Plants asked me to be present. And somehow, that presence opened a door back to joy.
🌱 Rediscovering the Beauty of Simple Things
Cooking with plants taught me:
That flavour isn't a secret ingredient. It's attention, care, and time.
That transformation happens slowly: raw to tender, bland to beautiful.
That real nourishment isn't just about nutrients — it's about connection.
There was magic in rinsing rice. In tearing basil. In feeling the weight of a sweet potato in my hand.
Cooking became less about "getting it done" and more about being with the food.
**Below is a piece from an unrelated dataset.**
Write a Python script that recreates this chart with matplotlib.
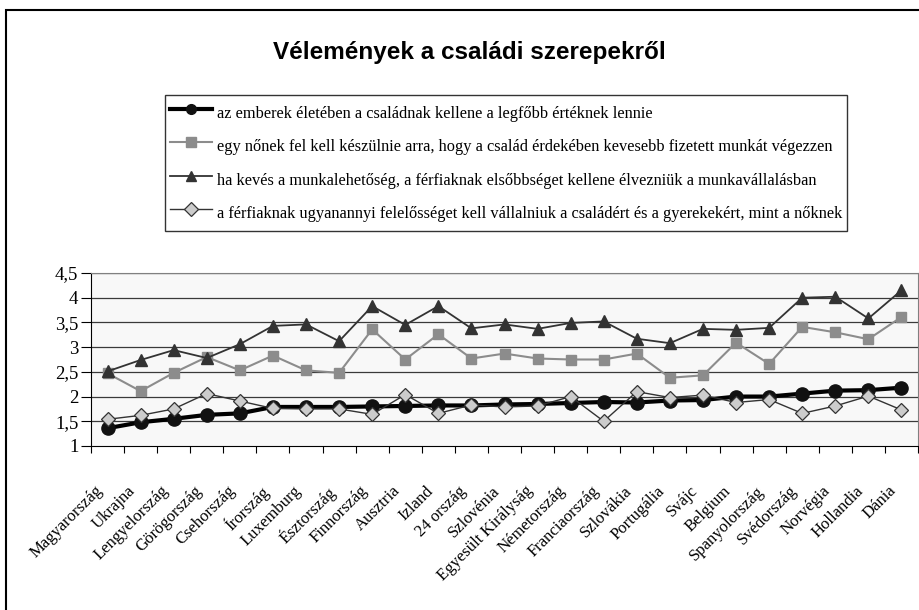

Appreciating the quiet alchemy of heat, water, time, and love.
💡 The Quiet Lessons Plants Gave Me
Plants taught me how to trust again:
Trust that simple can be enough.
Trust that flavours will bloom if you give them patience.
Trust that food, at its heart, is not complicated.
In a world rushing toward "fast" everything, plants are an invitation to come home.
🌿 A Plate Full of Wonder
Today, when I sit down to a plate filled with roasted cauliflower, creamy tofu, sweet carrots, or a sprinkle of pumpkin seeds, I feel something different.
Not an obligation. Not anxiety.
Wonder. Gratitude.
Cooking plants taught me to fall in love with food again — not because it was fancy or perfect, but because it was real.
Because it asked me to show up.
And in showing up, I found myself, too.
🌟 Final Thought:
When you slow down enough to listen, food speaks. And plants? They have the softest, kindest voices of all.